SUPPLIED MATERIAL:
----------------------------------------

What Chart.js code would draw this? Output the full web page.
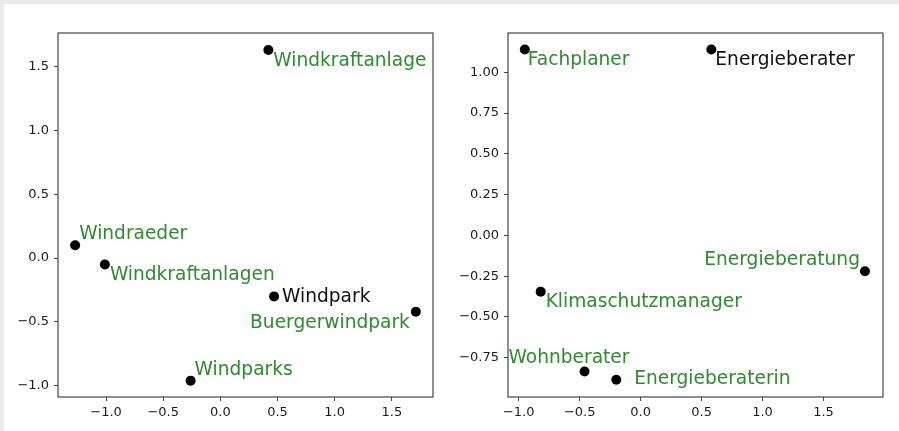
<!DOCTYPE html>
<html>
<head>
<meta charset="utf-8">
<script src="https://cdn.jsdelivr.net/npm/chart.js@4.4.1/dist/chart.umd.min.js"></script>
<style>
  html, body { margin: 0; padding: 0; background: #ebebeb; }
  #page { position: absolute; left: 4px; top: 4px; width: 895px; height: 427px; background: #fff; }
  .box { position: absolute; top: 0; height: 431px; }
  #left-box { left: 0; width: 450px; }
  #right-box { left: 450px; width: 449px; }
</style>
</head>
<body>
<div id="page"></div>
<div class="box" id="left-box"><canvas id="wind-chart"></canvas></div>
<div class="box" id="right-box"><canvas id="energy-chart"></canvas></div>
<script>
// Left panel: wind words
const windWords = ['Windkraftanlage', 'Windraeder', 'Windkraftanlagen', 'Windpark', 'Buergerwindpark', 'Windparks'];
const windX = [0.42, -1.27, -1.01, 0.47, 1.71, -0.26];
const windY = [1.63, 0.10, -0.05, -0.30, -0.42, -0.96];
const windXTicks = [-1.0, -0.5, 0.0, 0.5, 1.0, 1.5];
const windYTicks = [-1.0, -0.5, 0.0, 0.5, 1.0, 1.5];

// Right panel: energy advisor words
const energyWords = ['Fachplaner', 'Energieberater', 'Energieberatung', 'Klimaschutzmanager', 'Wohnberater', 'Energieberaterin'];
const energyX = [-0.95, 0.58, 1.84, -0.82, -0.46, -0.20];
const energyY = [1.14, 1.14, -0.22, -0.345, -0.835, -0.885];
const energyXTicks = [-1.0, -0.5, 0.0, 0.5, 1.0, 1.5];
const energyYTicks = [-0.75, -0.50, -0.25, 0.00, 0.25, 0.50, 0.75, 1.00];

// label placement (pixel offsets from the point, alignment, colour)
const GREEN = '#2e8b2e';
const windLabelStyle = [
  { dx: 5, dy: 16, align: 'left', color: GREEN },
  { dx: 4, dy: -6, align: 'left', color: GREEN },
  { dx: 5, dy: 16, align: 'left', color: GREEN },
  { dx: 8, dy: 6, align: 'left', color: '#111' },
  { dx: -6, dy: 16, align: 'right', color: GREEN },
  { dx: 4, dy: -6, align: 'left', color: GREEN }
];
const energyLabelStyle = [
  { dx: 3, dy: 16, align: 'left', color: GREEN },
  { dx: 4, dy: 16, align: 'left', color: '#111' },
  { dx: -5, dy: -6, align: 'right', color: GREEN },
  { dx: 5, dy: 15, align: 'left', color: GREEN },
  { dx: -76, dy: -9, align: 'left', color: GREEN },
  { dx: 18, dy: 4, align: 'left', color: GREEN }
];

const FONT = "'DejaVu Sans', sans-serif";

function fmt(decimals) {
  return v => Number(v).toFixed(decimals).replace('-', '\u2212');
}

// frame around the plot area + word labels
const framePlugin = {
  id: 'frame',
  afterDatasetsDraw(chart) {
    const { ctx, chartArea: a } = chart;
    ctx.save();
    ctx.strokeStyle = '#444';
    ctx.lineWidth = 1.2;
    ctx.strokeRect(a.left, a.top, a.right - a.left, a.bottom - a.top);
    ctx.restore();
  },
  afterDraw(chart) {
    const opts = chart.options.plugins.frame;
    const { ctx } = chart;
    const xs = chart.scales.x, ys = chart.scales.y;
    ctx.save();
    ctx.font = '18.6px ' + FONT;
    ctx.textBaseline = 'alphabetic';
    opts.words.forEach((w, i) => {
      const s = opts.styles[i];
      const px = xs.getPixelForValue(opts.xs[i]);
      const py = ys.getPixelForValue(opts.ys[i]);
      ctx.fillStyle = s.color;
      ctx.textAlign = s.align;
      ctx.fillText(w, px + s.dx, py + s.dy);
    });
    ctx.restore();
  }
};

function makeChart(id, words, xs, ys, xTicks, yTicks, styles, lim, yDec) {
  const ctx = document.getElementById(id);
  return new Chart(ctx.getContext('2d'), {
    type: 'scatter',
    data: {
      datasets: [{
        data: xs.map((x, i) => ({ x: x, y: ys[i] })),
        backgroundColor: '#000',
        borderWidth: 0,
        pointRadius: 5,
        pointHoverRadius: 5
      }]
    },
    options: {
      responsive: true,
      maintainAspectRatio: false,
      animation: false,
      events: [],
      layout: { padding: { top: 33, right: lim.padRight, left: 0, bottom: 0 } },
      plugins: {
        legend: { display: false },
        tooltip: { enabled: false },
        frame: { words: words, xs: xs, ys: ys, styles: styles }
      },
      scales: {
        x: {
          type: 'linear',
          min: lim.xMin, max: lim.xMax,
          afterBuildTicks: s => { s.ticks = xTicks.map(v => ({ value: v })); },
          afterFit: s => { s.height = 34; },
          border: { display: false },
          grid: { drawOnChartArea: false, drawTicks: true, tickLength: 4, tickWidth: 1, color: '#444' },
          ticks: { color: '#1a1a1a', font: { family: FONT, size: 13 }, padding: 4, maxRotation: 0, callback: fmt(1) }
        },
        y: {
          type: 'linear',
          min: lim.yMin, max: lim.yMax,
          afterBuildTicks: s => { s.ticks = yTicks.map(v => ({ value: v })); },
          afterFit: s => { s.width = 58; },
          border: { display: false },
          grid: { drawOnChartArea: false, drawTicks: true, tickLength: 4, tickWidth: 1, color: '#444' },
          ticks: { color: '#1a1a1a', font: { family: FONT, size: 13 }, padding: 5, callback: fmt(yDec) }
        }
      }
    },
    plugins: [framePlugin]
  });
}

makeChart('wind-chart', windWords, windX, windY, windXTicks, windYTicks, windLabelStyle,
  { xMin: -1.42, xMax: 1.86, yMin: -1.088, yMax: 1.763, padRight: 17 }, 1);
makeChart('energy-chart', energyWords, energyX, energyY, energyXTicks, energyYTicks, energyLabelStyle,
  { xMin: -1.088, xMax: 1.988, yMin: -0.991, yMax: 1.241, padRight: 16 }, 2);
</script>
</body>
</html>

----------------------------------------

GOAL: Print the whole listing above once more, word for word, without its pictures.

EXERCISE OUTPUT:
What Chart.js code would draw this? Output the full web page.
<!DOCTYPE html>
<html>
<head>
<meta charset="utf-8">
<script src="https://cdn.jsdelivr.net/npm/chart.js@4.4.1/dist/chart.umd.min.js"></script>
<style>
  html, body { margin: 0; padding: 0; background: #ebebeb; }
  #page { position: absolute; left: 4px; top: 4px; width: 895px; height: 427px; background: #fff; }
  .box { position: absolute; top: 0; height: 431px; }
  #left-box { left: 0; width: 450px; }
  #right-box { left: 450px; width: 449px; }
</style>
</head>
<body>
<div id="page"></div>
<div class="box" id="left-box"><canvas id="wind-chart"></canvas></div>
<div class="box" id="right-box"><canvas id="energy-chart"></canvas></div>
<script>
// Left panel: wind words
const windWords = ['Windkraftanlage', 'Windraeder', 'Windkraftanlagen', 'Windpark', 'Buergerwindpark', 'Windparks'];
const windX = [0.42, -1.27, -1.01, 0.47, 1.71, -0.26];
const windY = [1.63, 0.10, -0.05, -0.30, -0.42, -0.96];
const windXTicks = [-1.0, -0.5, 0.0, 0.5, 1.0, 1.5];
const windYTicks = [-1.0, -0.5, 0.0, 0.5, 1.0, 1.5];

// Right panel: energy advisor words
const energyWords = ['Fachplaner', 'Energieberater', 'Energieberatung', 'Klimaschutzmanager', 'Wohnberater', 'Energieberaterin'];
const energyX = [-0.95, 0.58, 1.84, -0.82, -0.46, -0.20];
const energyY = [1.14, 1.14, -0.22, -0.345, -0.835, -0.885];
const energyXTicks = [-1.0, -0.5, 0.0, 0.5, 1.0, 1.5];
const energyYTicks = [-0.75, -0.50, -0.25, 0.00, 0.25, 0.50, 0.75, 1.00];

// label placement (pixel offsets from the point, alignment, colour)
const GREEN = '#2e8b2e';
const windLabelStyle = [
  { dx: 5, dy: 16, align: 'left', color: GREEN },
  { dx: 4, dy: -6, align: 'left', color: GREEN },
  { dx: 5, dy: 16, align: 'left', color: GREEN },
  { dx: 8, dy: 6, align: 'left', color: '#111' },
  { dx: -6, dy: 16, align: 'right', color: GREEN },
  { dx: 4, dy: -6, align: 'left', color: GREEN }
];
const energyLabelStyle = [
  { dx: 3, dy: 16, align: 'left', color: GREEN },
  { dx: 4, dy: 16, align: 'left', color: '#111' },
  { dx: -5, dy: -6, align: 'right', color: GREEN },
  { dx: 5, dy: 15, align: 'left', color: GREEN },
  { dx: -76, dy: -9, align: 'left', color: GREEN },
  { dx: 18, dy: 4, align: 'left', color: GREEN }
];

const FONT = "'DejaVu Sans', sans-serif";

function fmt(decimals) {
  return v => Number(v).toFixed(decimals).replace('-', '\u2212');
}

// frame around the plot area + word labels
const framePlugin = {
  id: 'frame',
  afterDatasetsDraw(chart) {
    const { ctx, chartArea: a } = chart;
    ctx.save();
    ctx.strokeStyle = '#444';
    ctx.lineWidth = 1.2;
    ctx.strokeRect(a.left, a.top, a.right - a.left, a.bottom - a.top);
    ctx.restore();
  },
  afterDraw(chart) {
    const opts = chart.options.plugins.frame;
    const { ctx } = chart;
    const xs = chart.scales.x, ys = chart.scales.y;
    ctx.save();
    ctx.font = '18.6px ' + FONT;
    ctx.textBaseline = 'alphabetic';
    opts.words.forEach((w, i) => {
      const s = opts.styles[i];
      const px = xs.getPixelForValue(opts.xs[i]);
      const py = ys.getPixelForValue(opts.ys[i]);
      ctx.fillStyle = s.color;
      ctx.textAlign = s.align;
      ctx.fillText(w, px + s.dx, py + s.dy);
    });
    ctx.restore();
  }
};

function makeChart(id, words, xs, ys, xTicks, yTicks, styles, lim, yDec) {
  const ctx = document.getElementById(id);
  return new Chart(ctx.getContext('2d'), {
    type: 'scatter',
    data: {
      datasets: [{
        data: xs.map((x, i) => ({ x: x, y: ys[i] })),
        backgroundColor: '#000',
        borderWidth: 0,
        pointRadius: 5,
        pointHoverRadius: 5
      }]
    },
    options: {
      responsive: true,
      maintainAspectRatio: false,
      animation: false,
      events: [],
      layout: { padding: { top: 33, right: lim.padRight, left: 0, bottom: 0 } },
      plugins: {
        legend: { display: false },
        tooltip: { enabled: false },
        frame: { words: words, xs: xs, ys: ys, styles: styles }
      },
      scales: {
        x: {
          type: 'linear',
          min: lim.xMin, max: lim.xMax,
          afterBuildTicks: s => { s.ticks = xTicks.map(v => ({ value: v })); },
          afterFit: s => { s.height = 34; },
          border: { display: false },
          grid: { drawOnChartArea: false, drawTicks: true, tickLength: 4, tickWidth: 1, color: '#444' },
          ticks: { color: '#1a1a1a', font: { family: FONT, size: 13 }, padding: 4, maxRotation: 0, callback: fmt(1) }
        },
        y: {
          type: 'linear',
          min: lim.yMin, max: lim.yMax,
          afterBuildTicks: s => { s.ticks = yTicks.map(v => ({ value: v })); },
          afterFit: s => { s.width = 58; },
          border: { display: false },
          grid: { drawOnChartArea: false, drawTicks: true, tickLength: 4, tickWidth: 1, color: '#444' },
          ticks: { color: '#1a1a1a', font: { family: FONT, size: 13 }, padding: 5, callback: fmt(yDec) }
        }
      }
    },
    plugins: [framePlugin]
  });
}

makeChart('wind-chart', windWords, windX, windY, windXTicks, windYTicks, windLabelStyle,
  { xMin: -1.42, xMax: 1.86, yMin: -1.088, yMax: 1.763, padRight: 17 }, 1);
makeChart('energy-chart', energyWords, energyX, energyY, energyXTicks, energyYTicks, energyLabelStyle,
  { xMin: -1.088, xMax: 1.988, yMin: -0.991, yMax: 1.241, padRight: 16 }, 2);
</script>
</body>
</html>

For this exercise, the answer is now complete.